The symbol in the definition above, \(\oint_{S}\text{,}\) is the same as a surface integral, but the closed circle indicates that this is an integral over a closed surface.
Gauss’s Law is extremely useful when your charge distribution has just the right symmetry. To effectively use Gauss’s Law, we need:
the electric field to be parallel to the area vector, \(d\vec{A}\)
the electric field to be uniform in magnitude along the surface
When the electric field and area vector are parallel, this will maximize, and simplify, the dot product in the integral. When the electric field is uniform along the surface, the magnitude of the electric field can then be pulled out of the integral since it no longer depends on where on the area of your surface you are looking. This is what makes Gauss’s Law powerful when calculating the magnitude of an electric field.
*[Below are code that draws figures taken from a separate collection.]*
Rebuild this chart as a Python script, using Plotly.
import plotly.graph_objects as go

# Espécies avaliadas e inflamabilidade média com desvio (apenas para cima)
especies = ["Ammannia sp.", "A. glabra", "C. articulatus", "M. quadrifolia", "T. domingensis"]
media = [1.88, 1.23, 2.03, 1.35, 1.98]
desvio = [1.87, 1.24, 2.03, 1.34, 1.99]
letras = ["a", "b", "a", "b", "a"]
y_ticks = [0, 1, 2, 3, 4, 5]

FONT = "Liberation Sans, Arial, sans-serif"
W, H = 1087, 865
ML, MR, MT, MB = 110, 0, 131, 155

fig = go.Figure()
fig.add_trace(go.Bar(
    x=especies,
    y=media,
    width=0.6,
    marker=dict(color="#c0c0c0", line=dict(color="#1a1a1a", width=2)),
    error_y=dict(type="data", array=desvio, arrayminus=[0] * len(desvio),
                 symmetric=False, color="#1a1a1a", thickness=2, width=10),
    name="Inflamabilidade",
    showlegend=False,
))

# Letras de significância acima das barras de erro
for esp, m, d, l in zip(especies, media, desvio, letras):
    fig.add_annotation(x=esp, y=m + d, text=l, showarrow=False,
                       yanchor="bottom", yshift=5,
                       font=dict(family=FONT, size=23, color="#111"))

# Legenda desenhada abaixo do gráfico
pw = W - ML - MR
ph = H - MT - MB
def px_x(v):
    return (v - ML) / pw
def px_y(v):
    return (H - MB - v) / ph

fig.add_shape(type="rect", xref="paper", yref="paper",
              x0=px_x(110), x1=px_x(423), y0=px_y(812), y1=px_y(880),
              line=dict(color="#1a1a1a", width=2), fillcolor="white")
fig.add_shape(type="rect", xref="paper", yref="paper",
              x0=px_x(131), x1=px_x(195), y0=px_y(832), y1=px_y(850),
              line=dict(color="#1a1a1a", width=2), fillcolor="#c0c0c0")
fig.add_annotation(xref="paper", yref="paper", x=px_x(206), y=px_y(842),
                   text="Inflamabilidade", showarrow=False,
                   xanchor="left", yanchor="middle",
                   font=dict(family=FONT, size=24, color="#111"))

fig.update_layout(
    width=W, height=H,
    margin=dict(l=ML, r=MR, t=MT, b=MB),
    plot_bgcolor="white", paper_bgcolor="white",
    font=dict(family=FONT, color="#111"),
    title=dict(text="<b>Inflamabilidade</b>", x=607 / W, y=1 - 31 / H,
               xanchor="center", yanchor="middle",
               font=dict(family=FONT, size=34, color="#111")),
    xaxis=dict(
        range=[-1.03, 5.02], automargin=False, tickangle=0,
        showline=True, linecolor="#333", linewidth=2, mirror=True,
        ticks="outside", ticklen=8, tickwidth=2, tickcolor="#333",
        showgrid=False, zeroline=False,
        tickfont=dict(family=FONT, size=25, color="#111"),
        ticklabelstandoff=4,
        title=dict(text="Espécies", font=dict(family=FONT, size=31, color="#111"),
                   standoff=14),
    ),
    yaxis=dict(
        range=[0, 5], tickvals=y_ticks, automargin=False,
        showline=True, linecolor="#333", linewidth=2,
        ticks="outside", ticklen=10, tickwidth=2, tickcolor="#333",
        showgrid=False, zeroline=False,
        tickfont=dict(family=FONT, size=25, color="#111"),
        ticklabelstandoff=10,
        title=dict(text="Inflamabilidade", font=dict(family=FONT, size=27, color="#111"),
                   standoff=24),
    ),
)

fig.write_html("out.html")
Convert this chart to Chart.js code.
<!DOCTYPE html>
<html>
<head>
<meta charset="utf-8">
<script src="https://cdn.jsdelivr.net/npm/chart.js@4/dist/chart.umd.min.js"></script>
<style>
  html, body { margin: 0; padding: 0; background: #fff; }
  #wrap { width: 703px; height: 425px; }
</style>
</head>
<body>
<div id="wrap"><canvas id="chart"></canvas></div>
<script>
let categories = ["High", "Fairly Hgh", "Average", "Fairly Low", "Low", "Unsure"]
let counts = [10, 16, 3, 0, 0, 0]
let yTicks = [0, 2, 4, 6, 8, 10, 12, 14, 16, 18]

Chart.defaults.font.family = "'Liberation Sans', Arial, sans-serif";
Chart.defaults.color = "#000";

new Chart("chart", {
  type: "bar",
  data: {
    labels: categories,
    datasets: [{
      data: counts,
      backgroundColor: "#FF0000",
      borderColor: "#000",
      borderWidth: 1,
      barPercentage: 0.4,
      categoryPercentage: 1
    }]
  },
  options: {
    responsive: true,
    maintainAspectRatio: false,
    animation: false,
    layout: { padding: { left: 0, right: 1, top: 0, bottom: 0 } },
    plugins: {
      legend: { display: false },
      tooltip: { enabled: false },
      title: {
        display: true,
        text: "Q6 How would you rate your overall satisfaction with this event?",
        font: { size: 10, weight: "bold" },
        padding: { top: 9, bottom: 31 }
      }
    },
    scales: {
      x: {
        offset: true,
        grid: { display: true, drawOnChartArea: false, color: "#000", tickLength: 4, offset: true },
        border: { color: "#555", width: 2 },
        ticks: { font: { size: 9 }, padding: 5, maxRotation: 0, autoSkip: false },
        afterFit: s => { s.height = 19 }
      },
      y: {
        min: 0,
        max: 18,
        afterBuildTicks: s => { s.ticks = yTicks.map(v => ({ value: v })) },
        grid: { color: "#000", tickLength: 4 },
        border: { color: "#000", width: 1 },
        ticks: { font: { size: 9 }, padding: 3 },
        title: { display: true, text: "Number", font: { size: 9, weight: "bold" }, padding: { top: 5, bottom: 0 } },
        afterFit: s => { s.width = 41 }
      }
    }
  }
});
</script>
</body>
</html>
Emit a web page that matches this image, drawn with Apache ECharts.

To use Gauss’s Law, you will need to define a surface, also called a Gaussian surface, that adequately matches the symmetry of your charge distribution. Interestingly, the flux through a surface does not depend on your choice of surface, because ultimately your flux through any surface is equal to \(\frac{Q_{enc}}{\epsilon_0}\text{,}\) but your surface choice will change, or potentially complicate, your calculations if you are directly calculating the flux through a surface.
ExercisesActivities
Figure22.4.2.Several charge distributions and Gaussian surfaces. The circles represent spheres, and the square represents a cube.
1.
Rank the four cases above by the net electric flux through the shown Gaussian surface from greatest to least. Explain your reasoning.
2.
Suppose you have a straight wire with a uniform charge density, where the length of the wire is much, much greater than its width. What kind of Gaussian surface do you think you should choose for this charge distribution? Explain your reasoning.